The rules are being worked on seven years after the South Carolina Supreme Court took control of when criminal court cases are called from prosecutors.

Dest told House lawmakers at a Wednesday subcommittee hearing that he still needs to work on some tweaks with his fellow public defenders. Eighth Circuit Solicitor David Stumbo said prosecutors for the most part are happy with the compromise.

“We’re as close as we’ve ever been,” Stumbo said.

The compromise would have the solicitor create a plan to put cases on the docket after consulting with the judicial circuit’s judges, chief public defender and at least one private defense attorney.

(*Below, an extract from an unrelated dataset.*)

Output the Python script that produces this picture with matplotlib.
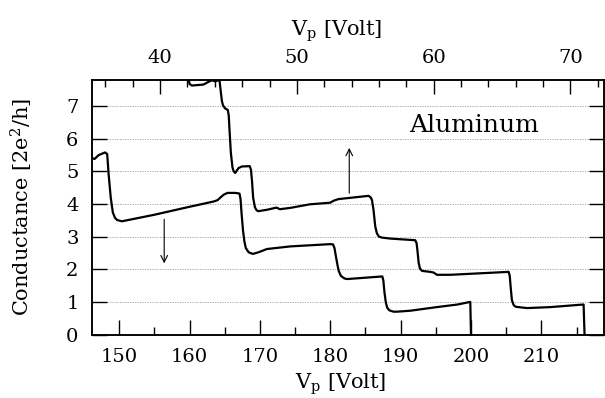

Prosecutors wouldn’t have to announce the order of the cases until a court term started - just the cases that could be called. Dest said that was the biggest stumbling block for fellow defense attorneys, who also think prosecutors should have to set the order in which cases are called in advance.

The proposal does allow defense attorneys a set procedure to have a case removed from a docket if they aren’t ready for trial or there is some other conflict.

It also assures uniform rules across all 16 South Carolina judicial circuits. Some defense attorneys complained that although some circuits were well organized, in others, a case could suddenly be called for trial with maybe just a weekend to prepare.

“In many parts of the state you have little notice,” Dest said.

Stumbo said prosecutors need to maintain control of their dockets because they are required to have the burden of proof, so they must make sure all witnesses are ready and available. Although a defendant could appeal a guilty verdict by saying his lawyer was forced to go to trial before being ready, an unprepared prosecutor who ends up with a not guilty verdict doesn’t legally have that option, Stumbo said.

The rules don’t change guilty pleas, which can be scheduled any time.

They also allow defense attorneys to request status hearings when they want to argue pretrial motions or get an update as to why as prosecutor hasn’t scheduled a case for trial yet.

Both sides hope to return to lawmakers with a final compromise before the end of April.